Kicking can down the road, Federal Reserve edition

The Fed, today:

Consistent with its statutory mandate, the Committee seeks to foster maximum employment and price stability. The Committee now expects a somewhat slower pace of recovery over coming quarters than it did at the time of the previous meeting and anticipates that the unemployment rate will decline only gradually toward levels that the Committee judges to be consistent with its dual mandate. Moreover, downside risks to the economic outlook have increased.

[snip]

. . .the Committee decided today to keep the target range for the federal funds rate at 0 to 1/4 percent.

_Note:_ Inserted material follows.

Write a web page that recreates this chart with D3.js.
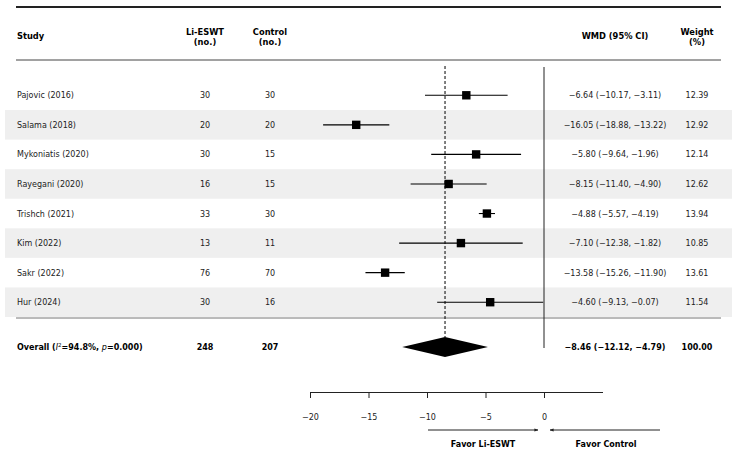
<!DOCTYPE html>
<html><head><meta charset="utf-8">
<script src="https://cdn.jsdelivr.net/npm/d3@7"></script>
<style>body{margin:0;background:#fff;} text{font-family:"DejaVu Sans",sans-serif;}</style>
</head><body><svg id="c" width="738" height="455"></svg>
<script>
const studies = ["Pajovic (2016)","Salama (2018)","Mykoniatis (2020)","Rayegani (2020)","Trishch (2021)","Kim (2022)","Sakr (2022)","Hur (2024)"];
const nTreat = [30,20,30,16,33,13,76,30];
const nCtrl = [30,20,15,15,30,11,70,16];
const wmd = [-6.64,-16.05,-5.80,-8.15,-4.88,-7.10,-13.58,-4.60];
const lo = [-10.17,-18.88,-9.64,-11.40,-5.57,-12.38,-15.26,-9.13];
const hi = [-3.11,-13.22,-1.96,-4.90,-4.19,-1.82,-11.90,-0.07];
const weight = [12.39,12.92,12.14,12.62,13.94,10.85,13.61,11.54];
const overall = {wmd:-8.46, lo:-12.12, hi:-4.79, nT:248, nC:207, w:100.00};
const ticks = [-20,-15,-10,-5,0];

const svg = d3.select("#c");
const x = d3.scaleLinear().domain([-20,0]).range([310,544]);
const y = d3.scaleBand().domain(studies).range([80.5,317]);
const yc = s => y(s)+y.bandwidth()/2;
const fmt = d3.format(".2f");
const m = v => fmt(v).replace(/-/g,"\u2212");

// shaded bands
svg.selectAll("rect.band").data(studies.filter((d,i)=>i%2===1)).enter().append("rect")
  .attr("x",5).attr("width",727).attr("y",d=>y(d)).attr("height",y.bandwidth()).attr("fill","#efefef");

// top lines
svg.append("line").attr("x1",16).attr("x2",721).attr("y1",7).attr("y2",7).attr("stroke","#222").attr("stroke-width",2);
svg.append("line").attr("x1",16).attr("x2",721).attr("y1",60).attr("y2",60).attr("stroke","#444").attr("stroke-width",1);
svg.append("line").attr("x1",16).attr("x2",721).attr("y1",318).attr("y2",318).attr("stroke","#777").attr("stroke-width",1);

// headers
const hdr = svg.append("g").attr("font-size",8.3).attr("font-weight","bold").attr("fill","#000");
hdr.append("text").attr("x",17).attr("y",39).text("Study");
[[205,"Li-ESWT","(no.)"],[270,"Control","(no.)"],[697,"Weight","(%)"]].forEach(([cx,a,b])=>{
  const t = hdr.append("text").attr("text-anchor","middle").attr("x",cx).attr("y",35);
  t.append("tspan").attr("x",cx).text(a);
  t.append("tspan").attr("x",cx).attr("dy",10).text(b);
});
hdr.append("text").attr("x",615).attr("y",39).attr("text-anchor","middle").text("WMD (95% CI)");

// reference lines
svg.append("line").attr("x1",x(0)).attr("x2",x(0)).attr("y1",67).attr("y2",348).attr("stroke","#222").attr("stroke-width",1);
svg.append("line").attr("x1",x(overall.wmd)).attr("x2",x(overall.wmd)).attr("y1",66).attr("y2",337).attr("stroke","#000").attr("stroke-width",1).attr("stroke-dasharray","3,2");

// rows
const rows = svg.selectAll("g.row").data(studies).enter().append("g").attr("font-size",8).attr("fill","#222");
rows.append("text").attr("x",17).attr("y",d=>yc(d)+3).text(d=>d);
rows.append("text").attr("x",205).attr("text-anchor","middle").attr("y",d=>yc(d)+3).text((d,i)=>nTreat[i]);
rows.append("text").attr("x",270).attr("text-anchor","middle").attr("y",d=>yc(d)+3).text((d,i)=>nCtrl[i]);
rows.append("text").attr("x",615).attr("text-anchor","middle").attr("y",d=>yc(d)+3).text((d,i)=>`${m(wmd[i])} (${m(lo[i])}, ${m(hi[i])})`);
rows.append("text").attr("x",697).attr("text-anchor","middle").attr("y",d=>yc(d)+3).text((d,i)=>fmt(weight[i]));
rows.append("line").attr("x1",(d,i)=>x(lo[i])).attr("x2",(d,i)=>x(hi[i])).attr("y1",yc).attr("y2",yc).attr("stroke","#000").attr("stroke-width",1.1);
rows.append("rect").attr("x",(d,i)=>x(wmd[i])-4.2).attr("y",d=>yc(d)-4.2).attr("width",8.4).attr("height",8.4).attr("fill","#000");

// overall row
const oy = 347;
const og = svg.append("g").attr("font-size",8).attr("font-weight","bold").attr("fill","#000");
const ot = og.append("text").attr("x",17).attr("y",oy+3);
ot.append("tspan").text("Overall (");
ot.append("tspan").attr("font-style","italic").attr("font-weight","normal").text("I");
ot.append("tspan").attr("font-size",5.5).attr("dy",-3).attr("font-weight","normal").text("2");
ot.append("tspan").attr("dy",3).text("=94.8%, ");
ot.append("tspan").attr("font-style","italic").attr("font-weight","normal").text("p");
ot.append("tspan").text("=0.000)");
og.append("text").attr("x",205).attr("text-anchor","middle").attr("y",oy+3).text(overall.nT);
og.append("text").attr("x",270).attr("text-anchor","middle").attr("y",oy+3).text(overall.nC);
og.append("text").attr("x",615).attr("text-anchor","middle").attr("y",oy+3).text(`${m(overall.wmd)} (${m(overall.lo)}, ${m(overall.hi)})`);
og.append("text").attr("x",697).attr("text-anchor","middle").attr("y",oy+3).text(fmt(overall.w));
svg.append("path").attr("d",`M${x(overall.lo)},${oy}L${x(overall.wmd)},${oy-10}L${x(overall.hi)},${oy}L${x(overall.wmd)},${oy+10}Z`).attr("fill","#000");

// axis
const ax = svg.append("g").attr("transform","translate(0,392)")
  .call(d3.axisBottom(x).tickValues(ticks).tickSize(6).tickPadding(16).tickSizeOuter(0).tickFormat(d=>String(d).replace("-","\u2212")));
ax.select(".domain").remove();
ax.append("line").attr("x1",x(-20)).attr("x2",603).attr("y1",0.5).attr("y2",0.5).attr("stroke","#222");
ax.selectAll("line").attr("stroke","#222");
ax.selectAll("text").attr("font-size",8).attr("font-family","DejaVu Sans").attr("fill","#222");

// arrows
const defs = svg.append("defs");
defs.append("marker").attr("id","ah").attr("viewBox","0 0 10 10").attr("refX",9).attr("refY",5)
  .attr("markerWidth",4).attr("markerHeight",4).attr("orient","auto-start-reverse")
  .append("path").attr("d","M0,1L10,5L0,9Z").attr("fill","#222");
svg.append("line").attr("x1",428).attr("x2",538).attr("y1",430).attr("y2",430).attr("stroke","#222").attr("marker-end","url(#ah)");
svg.append("line").attr("x1",660).attr("x2",550).attr("y1",430).attr("y2",430).attr("stroke","#222").attr("marker-end","url(#ah)");
svg.append("text").attr("x",483).attr("y",447).attr("text-anchor","middle").attr("font-size",8).attr("font-weight","bold").text("Favor Li-ESWT");
svg.append("text").attr("x",606).attr("y",447).attr("text-anchor","middle").attr("font-size",8).attr("font-weight","bold").text("Favor Control");
</script></body></html>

The Committee currently anticipates that economic conditions–including low rates of resource utilization and a subdued outlook for inflation over the medium run–are likely to warrant exceptionally low levels for the federal funds rate at least through mid-2013.

[snip]

The Committee discussed the range of policy tools available to promote a stronger economic recovery in a context of price stability. It will continue to assess the economic outlook in light of incoming information and is prepared to employ these tools as appropriate.

I’m delighted to hear the Fed will “continue to assess the economic outlook.” That’s its job. But it is also its job to “foster maximum employment.” Most economists think it could have helped that mandate had it announced further quantitative easing. But no, it’s just going to sit on its hands and watch for a while. That will be great comfort to 14 million unemployed Americans, I’m sure.